— start of Given information —

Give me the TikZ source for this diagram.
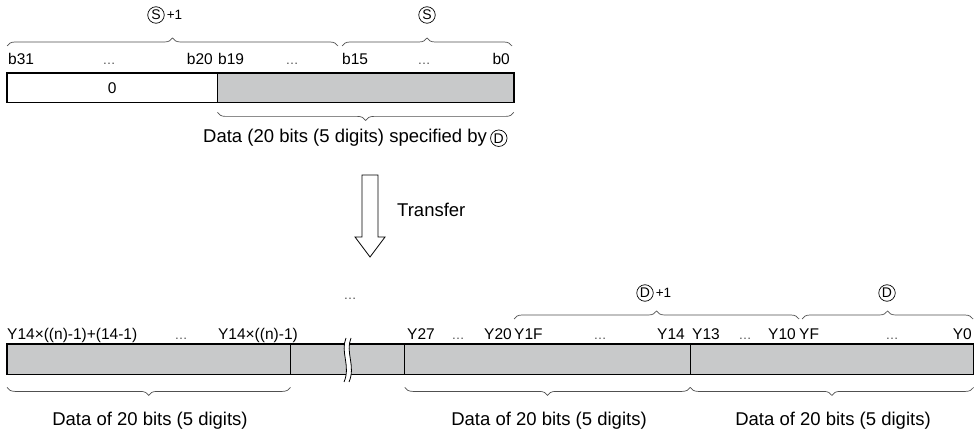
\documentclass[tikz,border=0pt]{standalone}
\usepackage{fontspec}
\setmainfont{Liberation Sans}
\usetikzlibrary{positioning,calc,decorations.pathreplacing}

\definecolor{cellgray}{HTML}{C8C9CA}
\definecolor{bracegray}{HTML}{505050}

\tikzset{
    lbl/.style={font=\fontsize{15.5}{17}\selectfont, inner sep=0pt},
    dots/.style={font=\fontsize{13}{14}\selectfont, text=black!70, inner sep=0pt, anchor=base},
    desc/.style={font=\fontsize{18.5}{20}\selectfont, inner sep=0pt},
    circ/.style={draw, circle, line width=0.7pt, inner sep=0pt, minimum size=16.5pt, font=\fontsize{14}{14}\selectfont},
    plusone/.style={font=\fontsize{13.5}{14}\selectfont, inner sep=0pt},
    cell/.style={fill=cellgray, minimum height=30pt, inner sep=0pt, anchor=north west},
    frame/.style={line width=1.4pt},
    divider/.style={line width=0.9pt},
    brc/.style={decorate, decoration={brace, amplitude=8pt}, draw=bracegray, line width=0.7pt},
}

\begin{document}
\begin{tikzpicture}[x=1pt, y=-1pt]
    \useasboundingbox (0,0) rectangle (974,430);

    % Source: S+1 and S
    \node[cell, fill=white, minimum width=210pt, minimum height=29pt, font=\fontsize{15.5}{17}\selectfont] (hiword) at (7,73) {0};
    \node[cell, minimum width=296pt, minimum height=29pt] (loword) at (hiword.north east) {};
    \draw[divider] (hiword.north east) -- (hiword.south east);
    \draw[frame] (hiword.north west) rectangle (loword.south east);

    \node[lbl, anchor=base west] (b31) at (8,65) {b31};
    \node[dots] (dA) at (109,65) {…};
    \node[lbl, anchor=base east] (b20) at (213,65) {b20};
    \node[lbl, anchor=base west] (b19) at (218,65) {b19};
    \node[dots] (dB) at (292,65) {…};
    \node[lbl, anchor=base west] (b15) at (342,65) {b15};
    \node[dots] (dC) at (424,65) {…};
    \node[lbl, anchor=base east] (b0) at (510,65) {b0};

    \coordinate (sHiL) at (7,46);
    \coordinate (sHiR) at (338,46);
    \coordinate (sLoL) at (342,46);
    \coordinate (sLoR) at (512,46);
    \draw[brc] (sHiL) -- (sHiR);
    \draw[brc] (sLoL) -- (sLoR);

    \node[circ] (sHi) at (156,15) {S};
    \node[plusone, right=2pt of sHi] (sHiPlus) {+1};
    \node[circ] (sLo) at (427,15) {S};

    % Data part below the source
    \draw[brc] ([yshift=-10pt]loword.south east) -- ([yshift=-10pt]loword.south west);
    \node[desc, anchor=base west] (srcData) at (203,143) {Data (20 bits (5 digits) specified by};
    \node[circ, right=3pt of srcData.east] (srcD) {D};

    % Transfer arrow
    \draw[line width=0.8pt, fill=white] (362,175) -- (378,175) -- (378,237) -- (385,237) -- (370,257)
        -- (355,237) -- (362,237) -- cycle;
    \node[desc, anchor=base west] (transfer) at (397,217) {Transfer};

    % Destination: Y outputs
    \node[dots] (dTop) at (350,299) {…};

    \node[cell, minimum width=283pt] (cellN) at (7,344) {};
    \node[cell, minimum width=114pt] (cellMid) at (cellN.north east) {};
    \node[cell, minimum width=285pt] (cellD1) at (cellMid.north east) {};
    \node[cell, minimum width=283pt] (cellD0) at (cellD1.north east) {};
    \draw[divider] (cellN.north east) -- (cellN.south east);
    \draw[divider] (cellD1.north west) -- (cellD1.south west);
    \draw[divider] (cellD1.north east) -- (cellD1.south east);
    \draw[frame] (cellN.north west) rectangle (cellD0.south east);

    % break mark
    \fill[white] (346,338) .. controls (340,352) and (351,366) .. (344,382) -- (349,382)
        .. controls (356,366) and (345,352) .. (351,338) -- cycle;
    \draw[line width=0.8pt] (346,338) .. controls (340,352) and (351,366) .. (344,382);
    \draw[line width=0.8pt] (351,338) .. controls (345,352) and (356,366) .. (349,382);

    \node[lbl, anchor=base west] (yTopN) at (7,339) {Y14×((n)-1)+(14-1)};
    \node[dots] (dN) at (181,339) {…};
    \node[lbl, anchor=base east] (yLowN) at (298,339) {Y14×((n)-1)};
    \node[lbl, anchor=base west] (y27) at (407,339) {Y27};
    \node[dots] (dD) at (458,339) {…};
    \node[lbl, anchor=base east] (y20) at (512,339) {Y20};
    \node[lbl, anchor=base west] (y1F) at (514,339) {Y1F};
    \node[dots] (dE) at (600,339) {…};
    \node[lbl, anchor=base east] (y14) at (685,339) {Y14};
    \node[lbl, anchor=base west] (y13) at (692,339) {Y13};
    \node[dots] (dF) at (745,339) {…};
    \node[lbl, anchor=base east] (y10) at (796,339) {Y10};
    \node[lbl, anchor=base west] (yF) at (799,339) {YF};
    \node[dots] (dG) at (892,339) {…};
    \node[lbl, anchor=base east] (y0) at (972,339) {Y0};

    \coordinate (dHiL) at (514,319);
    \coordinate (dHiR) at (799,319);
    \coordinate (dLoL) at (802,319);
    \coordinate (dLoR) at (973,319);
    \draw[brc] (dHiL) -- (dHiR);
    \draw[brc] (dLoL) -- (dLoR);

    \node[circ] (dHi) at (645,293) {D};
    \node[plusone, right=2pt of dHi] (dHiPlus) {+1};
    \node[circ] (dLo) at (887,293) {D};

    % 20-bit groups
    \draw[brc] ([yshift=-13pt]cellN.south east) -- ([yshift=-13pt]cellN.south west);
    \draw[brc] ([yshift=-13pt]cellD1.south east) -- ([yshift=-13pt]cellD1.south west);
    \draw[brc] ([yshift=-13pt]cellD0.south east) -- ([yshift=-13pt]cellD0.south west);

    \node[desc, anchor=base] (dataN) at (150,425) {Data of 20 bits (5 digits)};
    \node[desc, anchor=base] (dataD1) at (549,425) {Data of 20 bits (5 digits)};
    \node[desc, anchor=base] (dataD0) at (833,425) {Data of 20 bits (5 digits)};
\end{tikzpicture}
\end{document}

— end of Given information —

> **Problem**
Go from the first line of the data above to the line containing "rectangle (loword.south east);" and retype exactly those lines, both included, but none of the pictures.

> **Answer to the problem**
Give me the TikZ source for this diagram.
\documentclass[tikz,border=0pt]{standalone}
\usepackage{fontspec}
\setmainfont{Liberation Sans}
\usetikzlibrary{positioning,calc,decorations.pathreplacing}

\definecolor{cellgray}{HTML}{C8C9CA}
\definecolor{bracegray}{HTML}{505050}

\tikzset{
    lbl/.style={font=\fontsize{15.5}{17}\selectfont, inner sep=0pt},
    dots/.style={font=\fontsize{13}{14}\selectfont, text=black!70, inner sep=0pt, anchor=base},
    desc/.style={font=\fontsize{18.5}{20}\selectfont, inner sep=0pt},
    circ/.style={draw, circle, line width=0.7pt, inner sep=0pt, minimum size=16.5pt, font=\fontsize{14}{14}\selectfont},
    plusone/.style={font=\fontsize{13.5}{14}\selectfont, inner sep=0pt},
    cell/.style={fill=cellgray, minimum height=30pt, inner sep=0pt, anchor=north west},
    frame/.style={line width=1.4pt},
    divider/.style={line width=0.9pt},
    brc/.style={decorate, decoration={brace, amplitude=8pt}, draw=bracegray, line width=0.7pt},
}

\begin{document}
\begin{tikzpicture}[x=1pt, y=-1pt]
    \useasboundingbox (0,0) rectangle (974,430);

    % Source: S+1 and S
    \node[cell, fill=white, minimum width=210pt, minimum height=29pt, font=\fontsize{15.5}{17}\selectfont] (hiword) at (7,73) {0};
    \node[cell, minimum width=296pt, minimum height=29pt] (loword) at (hiword.north east) {};
    \draw[divider] (hiword.north east) -- (hiword.south east);
    \draw[frame] (hiword.north west) rectangle (loword.south east);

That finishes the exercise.